A lawyer for Kathie Durst’s family said they were still processing the news of the indictment and would speak more about the matter in the coming days.
Kathie Durst’s 1982 disappearance garnered renewed public interest after HBO aired a documentary in 2015 in which the eccentric Durst appeared to admit killing people, stepping off camera and muttering to himself on a live microphone: “Killed them all, of course.”
The grand jury that indicted Durst kept meeting and hearing witnesses even after State Police Investigator Joseph Becerra filed a criminal complaint in a town court in Lewisboro, New York, on Oct. 19 charging Durst with second-degree murder. He had never previously been charged in her disappearance.
Such filings are often seen as a first step in the criminal process because, in New York, all felony cases require a grand jury indictment to proceed to trial unless a defendant waives that requirement.
Kathie Durst was 29 and in her final months of medical school when she was last seen. She and Robert Durst, who was 38 at the time, had been married nearly nine years and were living in South Salem, a community in Lewisboro. Her body was never found. Robert Durst divorced her in 1990 citing abandonment. At the request of her family, she was declared legally dead in 2017.
Robert Durst’s behavior became increasingly erratic as investigators made several attempts over the years to close the case. In 1999, authorities searched a lake and the couple’s home but turned up little evidence, with Becerra equating the search to “a needle in a haystack.”
In December 2000, Durst shot and killed his best friend, Susan Berman, as she was preparing to tell police about her involvement in Kathie Durst’s death. She had told friends she provided a phony alibi for him after his wife vanished, prosecutors said.
Durst was convicted in September of killing Berman. Afterward, Los Angeles prosecutor John Lewin described him as a “narcissistic psychopath,” saying Durst “killed his wife and then he had to keep killing to cover it up.”
After Berman’s death, Durst went into hiding, disguising himself as a mute woman living in a cheap apartment in Galveston, Texas. There, he killed a neighbor, chopped up his body and tossed it out to sea. Durst claimed self-defense — that he and Black were struggling for control of a gun — and was acquitted. He was convicted of destroying evidence for discarding the body parts.
Durst was also sentenced in 2016 to over seven years in prison after pleading guilty to a federal weapons charge stemming from a 2015 arrest in New Orleans.
Robert Durst’s family owns more than 16 million square feet of real estate in New York and Philadelphia, including a 10% stake in One World Trade Center, the Manhattan skyscraper formerly known as the Freedom Tower. Family members bought out Robert Durst’s stake in the business for $65 million in 2006.
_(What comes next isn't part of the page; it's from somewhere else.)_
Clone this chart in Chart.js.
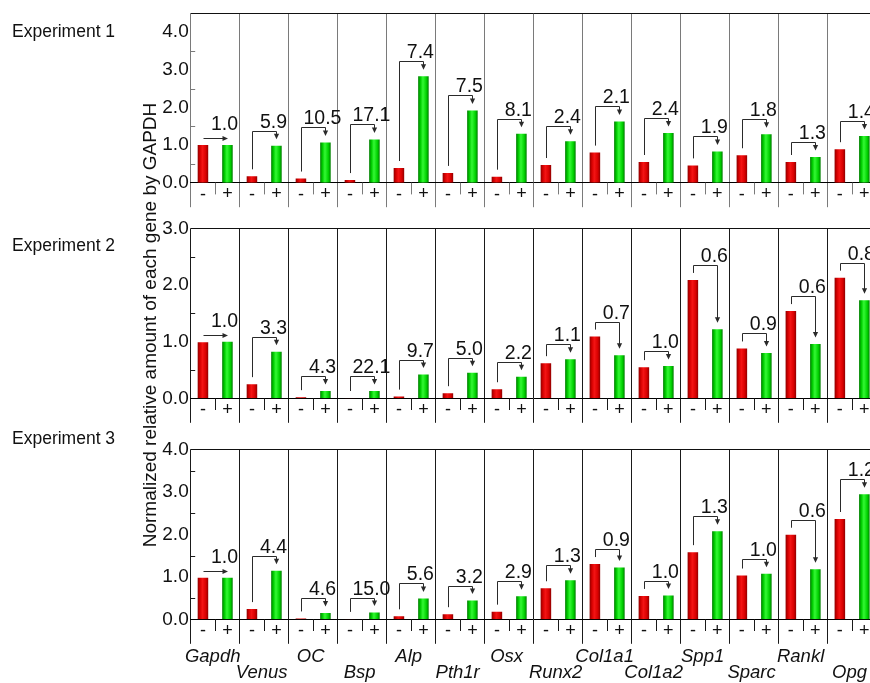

In the 2015 HBO documentary The Jinx: The Life and Deaths of Robert Durst, Durst appeared to admit killing people and admitted he made up details about what happened the night she disappeared because he was “hoping that would just make everything go away.”
Durst, who has numerous medical issues, sat in a wheelchair for much of the California trial and sentencing hearing. He read his lawyer’s questions from a tablet giving live transcriptions because he struggles with hearing.
Durst, testifying in the Los Angeles trial in August, denied killing Kathie Durst. After her medical school called to report that she hadn’t been going to class, he said he figured she was “out someplace having fun” and suggested that perhaps drug use was to blame.
“It hadn’t occurred to me that anything had happened to her,” Durst said, speaking slowly in a strained, raspy voice. “It was more like: What had Kathie done to Kathie?”